Oysters play a critical role in improving water quality, acting as natural filters that remove excess nutrients, suspended particles, and harmful pollutants from the water. Each oyster can filter up to 50 gallons of water a day, successfully removing nutrients that, in excess, can lead to eutrophication and harmful algal blooms. This filtration not only improves water clarity but also enhances the overall health of aquatic ecosystems, creating cleaner, more hospitable environments for marine life. Moreover, oyster reefs and farming methods that replicate natural processes foster biodiversity and provide essential habitats for juvenile fish and invertebrates. In addition to their ecological benefits, oyster reefs serve as living shorelines, buffering against storm surges and erosion, making coastlines more resilient to the growing threats of climate change.
According to the Puget Sound Restoration Fund, “Olympia oyster restoration in Puget Sound is a BIG, collective enterprise inspired and powered by Tribes, shellfish growers, federal, state, and local agencies, foundations, Marine Resources Committees, tideland owners, and countless others.” For example, the Swinomish Indian Tribal Community has partnered with Tribal, state, federal, and non-governmental organizations to seed more than half a million native oysters to restore historical beds. It’s a reciprocal relationship—healthier ecosystems support better conditions for cultivated oysters, while the farms and reefs themselves contribute to ecological health.
“Olympia oyster restoration in Puget Sound is a BIG, collective enterprise inspired and powered by Tribes, shellfish growers, federal, state, and local agencies, foundations, Marine Resources Committees, tideland owners, and countless others.”

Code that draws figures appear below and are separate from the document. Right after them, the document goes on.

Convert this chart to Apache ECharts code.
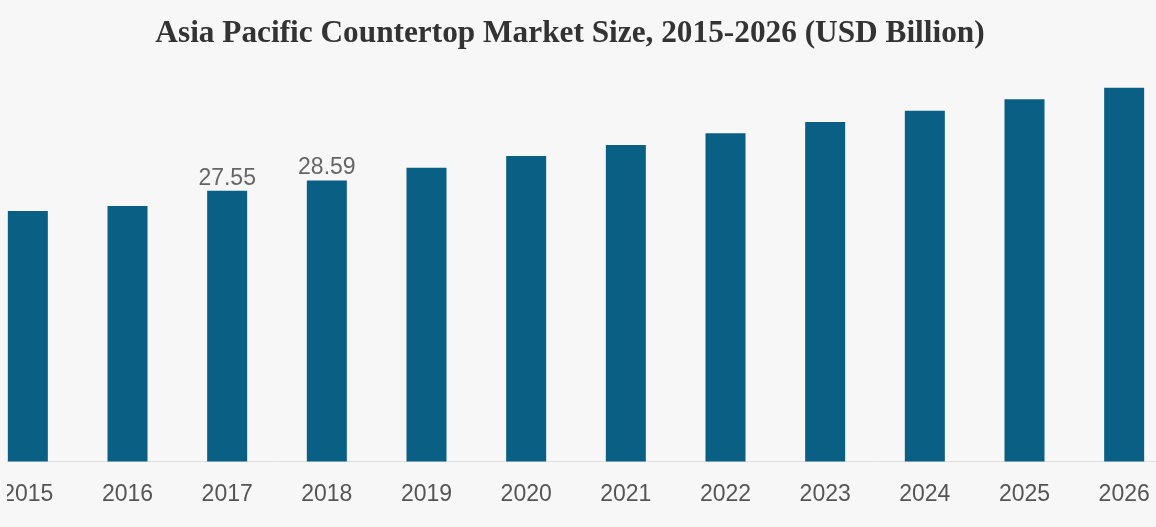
<!DOCTYPE html>
<html>
<head>
<meta charset="utf-8">
<script src="https://cdn.jsdelivr.net/npm/echarts@6/dist/echarts.min.js"></script>
<style>
html,body{margin:0;padding:0;background:#f7f7f7;overflow:hidden;width:1156px;height:527px;}
#c{width:1196px;height:527px;margin-left:-22px;}
</style>
</head>
<body>
<div id="c"></div>
<script>
const years = ['2015','2016','2017','2018','2019','2020','2021','2022','2023','2024','2025','2026'];
const marketSize = [25.50, 26.01, 27.55, 28.59, 29.90, 31.09, 32.21, 33.40, 34.55, 35.70, 36.86, 38.05];
const labelledYears = ['2017','2018'];

const chart = echarts.init(document.getElementById('c'));
chart.setOption({
  backgroundColor: '#f7f7f7',
  animation: false,
  title: {
    text: 'Asia Pacific Countertop Market Size, 2015-2026 (USD Billion)',
    left: 587,
    top: 13,
    textAlign: 'center',
    textStyle: {
      fontFamily: 'Liberation Serif',
      fontWeight: 'bold',
      fontSize: 31.3,
      color: '#333333'
    }
  },
  graphic: [{
    type: 'rect',
    left: 0,
    top: 0,
    z: 100,
    shape: { width: 29, height: 527 },
    style: { fill: '#f7f7f7' },
    silent: true
  }],
  grid: { left: 0, right: 0, top: 68.5, bottom: 65.5, containLabel: false },
  xAxis: {
    type: 'category',
    data: years,
    boundaryGap: true,
    axisLine: { show: true, lineStyle: { color: '#e0e0e0', width: 1 } },
    axisTick: { show: false },
    axisLabel: {
      color: '#555555',
      fontFamily: 'Liberation Sans',
      fontSize: 23,
      margin: 22
    }
  },
  yAxis: {
    type: 'value',
    min: 0,
    max: 40,
    show: false,
    splitLine: { show: false }
  },
  series: [{
    type: 'bar',
    data: marketSize.map((v, i) => ({
      value: v,
      label: { show: labelledYears.includes(years[i]) }
    })),
    barWidth: 40,
    itemStyle: { color: '#0a5f84' },
    label: {
      position: 'top',
      distance: 1,
      color: '#666666',
      fontFamily: 'Liberation Sans',
      fontSize: 23,
      formatter: p => p.value.toFixed(2)
    }
  }]
});
</script>
</body>
</html>
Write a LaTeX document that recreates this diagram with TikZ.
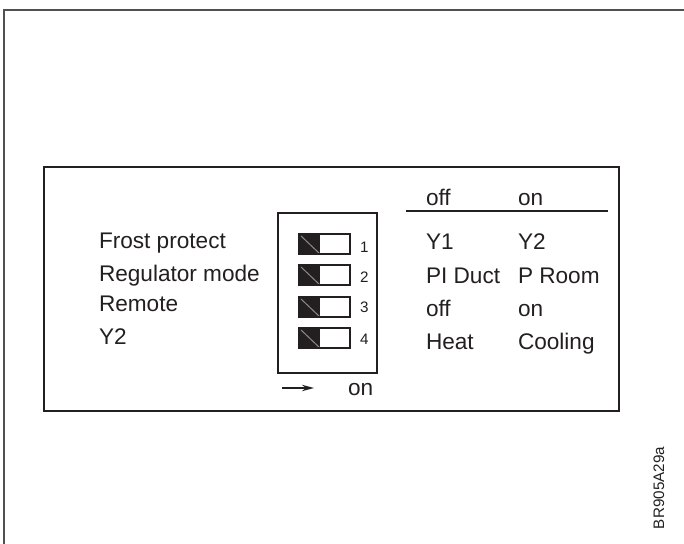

Puget Sound Restoration Fund
Despite the positive contributions of oysters, both farmed and wild, oyster reefs, hatcheries, and farms face threats to their existence. Ocean acidification, caused by rising atmospheric carbon dioxide levels, has severely impacted the survival of oyster larvae, whose fragile shells can dissolve in more acidic waters. Additionally, warmer waters foster harmful algal blooms, which can devastate entire harvests. On top of that, regulatory pressures and competition for space with other coastal industries pose ongoing challenges to the future of oyster farming.
The oyster industry in Washington is at a critical juncture. Environmental change poses an ongoing threat, with warmer waters, ocean acidification, and habitat loss creating uncertain futures for both farmed and wild oysters. However, the industry is also ripe with opportunity. Advances in aquaculture technology, including new breeding techniques and resilient farming practices, offer hope for the future.

State and federal policies play a crucial role in shaping this future. As policymakers grapple with the challenges of climate resilience, there is a growing recognition that the oyster industry must be supported—not only for its economic contribution but also for its key roles in ecological restoration and resilience.
Washington’s oyster industry epitomizes the intricate balance between nature and commerce. From hatcheries to the final shuck, every step in the process reflects the careful management of one of the state’s most valuable natural resources. As the industry navigates the challenges of climate change and environmental stewardship, oysters will continue to be more than just a culinary delicacy—they’ll remain at the heart of Washington’s coastal identity, as both a sustainable food source and a vital ecological ally.